The biggest parliamentary election in European history reaches a climax today with signs that centre-right parties are to maintain their strength in the European Union parliament.
Six countries had already finished voting: Britain, Latvia, Malta, Holland and the Czech Republic. Voting ended in Ireland on Friday and counting continues today with tallies showing a number of seats too close to call.
A result can only be declared after all polling stations across the EU closeat 9 p.m.
Some 14,700 candidates are seeking a five-year term in the Strasbourg assembly, with 732 seats up for grabs.
Accession states from behind the old "Iron Curtain" such as Poland, Hungary, Lithuania, Latvia and Estonia voted in their first European election. Malta, Cyprus, the Czech Republic, Slovenia, Slovakia, are the other states which joined in May making an electorate of nearly 350 million people.

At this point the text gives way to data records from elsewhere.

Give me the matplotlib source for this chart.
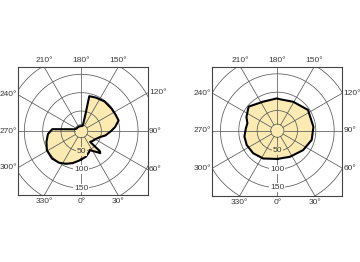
import numpy as np
import matplotlib
matplotlib.use('Agg')
import matplotlib.pyplot as plt

plt.rcParams['font.family'] = ['Liberation Sans', 'DejaVu Sans']

# intensity curves, angle in degrees (0 = straight down, counter-clockwise)
left_angles = [0, 10, 18, 25, 41, 43, 40, 50, 60, 73, 80, 90, 97, 106, 115,
               127, 142, 156, 167, 166, 165, 165, 180, 200, 220, 245, 255,
               260, 264, 266, 275, 287, 299, 313, 325, 335, 345, 355, 360]
left_values = [72, 66, 58, 52, 74, 70, 33, 36, 39, 49, 62, 76, 88, 101, 99,
               98, 98, 95, 93, 46, 20, 10, 9, 9, 9, 10, 15,
               26, 47, 74, 86, 94, 102, 104, 100, 93, 85, 76, 72]

right_angles = [0, 26, 53, 75, 96, 124, 151, 175, 181, 206, 230, 246, 256,
                266, 280, 295, 313, 333, 360]
right_values = [72, 74, 83, 92, 94, 96, 85, 81, 83, 83, 97, 87, 79,
                81, 86, 87, 85, 80, 72]

ring_values = [13, 50, 100, 150, 200]
ring_labels = ['50', '100', '150']
spoke_angles = np.arange(0, 360, 30)

FILL = '#FBEBB3'
GRID = '#5a5a5a'
TEXT = '#3a3a3a'
R0 = 5          # radial offset of the scale
K = 0.367       # pixels per unit


def to_xy(theta_deg, v):
    t = np.radians(np.asarray(theta_deg, dtype=float))
    r = np.asarray(v, dtype=float) + R0
    return r * np.sin(t), -r * np.cos(t)


def draw_panel(fig, box, centre, angles, values):
    x0, y0, x1, y1 = box
    cx, cy = centre
    ax = fig.add_axes([x0 / 360, 1 - y1 / 262, (x1 - x0) / 360, (y1 - y0) / 262])
    xlim = (-(cx - x0) / K, (x1 - cx) / K)
    ylim = (-(y1 - cy) / K, (cy - y0) / K)
    ax.set_xlim(xlim)
    ax.set_ylim(ylim)
    ax.set_xticks([])
    ax.set_yticks([])
    for s in ax.spines.values():
        s.set_color('#444444')
        s.set_linewidth(0.8)

    x, y = to_xy(angles, values)
    ax.fill(x, y, color=FILL, lw=0, zorder=1)

    circ = np.linspace(0, 360, 361)
    for rv in ring_values:
        cxs, cys = to_xy(circ, np.full_like(circ, rv))
        ax.plot(cxs, cys, color=GRID, lw=0.55, zorder=2)
    for a in spoke_angles:
        sx, sy = to_xy([a, a], [ring_values[0], 400])
        ax.plot(sx, sy, color=GRID, lw=0.55, zorder=2)

    ax.plot(x, y, color='black', lw=1.5, zorder=3, solid_joinstyle='round')

    # radial labels along 0 deg
    v0 = values[0]
    for lbl in ring_labels:
        rv = float(lbl)
        lx, ly = to_xy(0, rv)
        face = FILL if rv < v0 else 'white'
        ax.text(lx, ly, lbl, ha='center', va='center', fontsize=6, color=TEXT,
                zorder=4, bbox=dict(boxstyle='square,pad=0.1', fc=face, ec='none'))

    # angle labels where the spokes meet the frame
    for a in spoke_angles:
        s, c = np.sin(np.radians(a)), -np.cos(np.radians(a))
        ts = []
        if s > 1e-9:
            ts.append((xlim[1] / s, 'right'))
        if s < -1e-9:
            ts.append((xlim[0] / s, 'left'))
        if c > 1e-9:
            ts.append((ylim[1] / c, 'top'))
        if c < -1e-9:
            ts.append((ylim[0] / c, 'bottom'))
        t, side = min(ts)
        px, py = t * s, t * c
        if side == 'top':
            off, ha, va = (0, 2.5), 'center', 'bottom'
        elif side == 'bottom':
            off, ha, va = (0, -2.5), 'center', 'top'
        elif side == 'right':
            off, ha, va = (1, 0), 'left', 'center'
        else:
            off, ha, va = (-1, 0), 'right', 'center'
        ax.annotate(f'{a}°', (px, py), xytext=off, textcoords='offset points',
                    ha=ha, va=va, fontsize=6, color=TEXT, annotation_clip=False)
    return ax


fig = plt.figure(figsize=(3.6, 2.62), dpi=100)
draw_panel(fig, (18.3, 67.5, 147.7, 195.0), (81.2, 131.2), left_angles, left_values)
draw_panel(fig, (212.3, 67.3, 342.3, 195.7), (277.3, 130.7), right_angles, right_values)
fig.savefig('out.png', dpi=100)
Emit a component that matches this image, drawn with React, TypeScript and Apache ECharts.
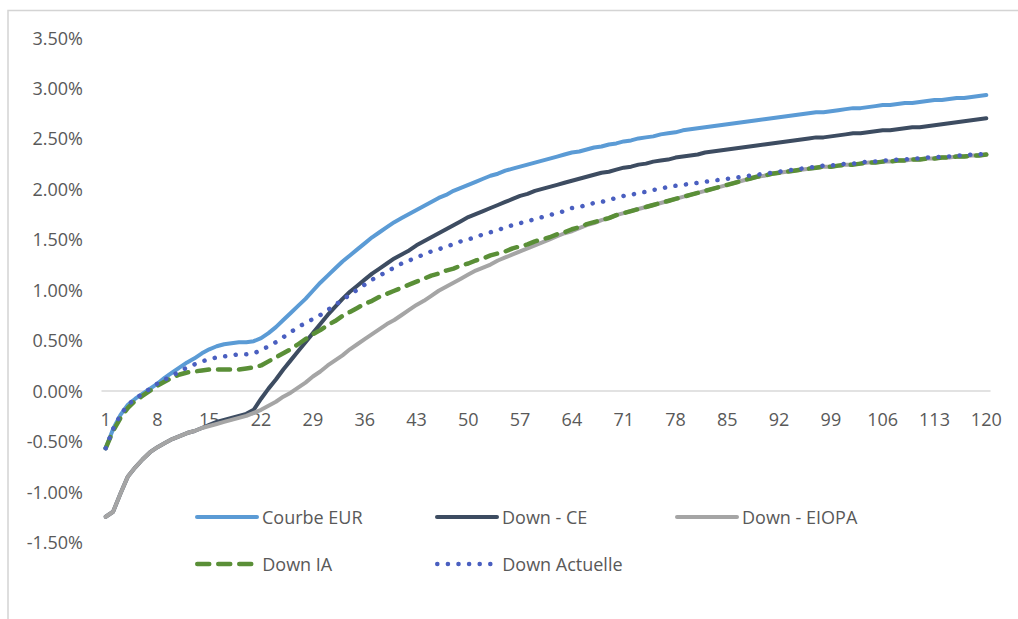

In some countries, provisional results or exit polls showed voters punishing ruling governments. And low turnout in two accession states suggests apathy is a problem in the EU's new members as well the established states.
In Latvia, early counting indicated under 40 per cent had turned out while in the Czech Republic, one polling agency indicated a turn-out of only 25 per cent.
The centre-right is forecast to dominate the new assembly, with the socialists the second largest group.
According to provisional results from the Netherlands, where voting ended on Thursday, the ruling coalition lost seats against a background of slow economic growth and high unemployment.
In Britain the EU poll - along with local elections - is being seen as a protest vote against Prime Minister Tony Blair, especially regarding his support for the US-led attack on Iraq.
In Italy, Prime Minister Silvio Berlusconi is also expected to suffer for his support of the Iraq war, but Spain's recently-elected prime minister Mr Jose Luis Rodriguez Zapatero's decision withdraw to pull Spanish troops from Iraq has proved popular.
Europe's only directly elected institution has growing powers over a raft of legislation from food safety, financial regulation and the environment. It has the power to reject EU budgets and also to sack the EU's executive, the Commission.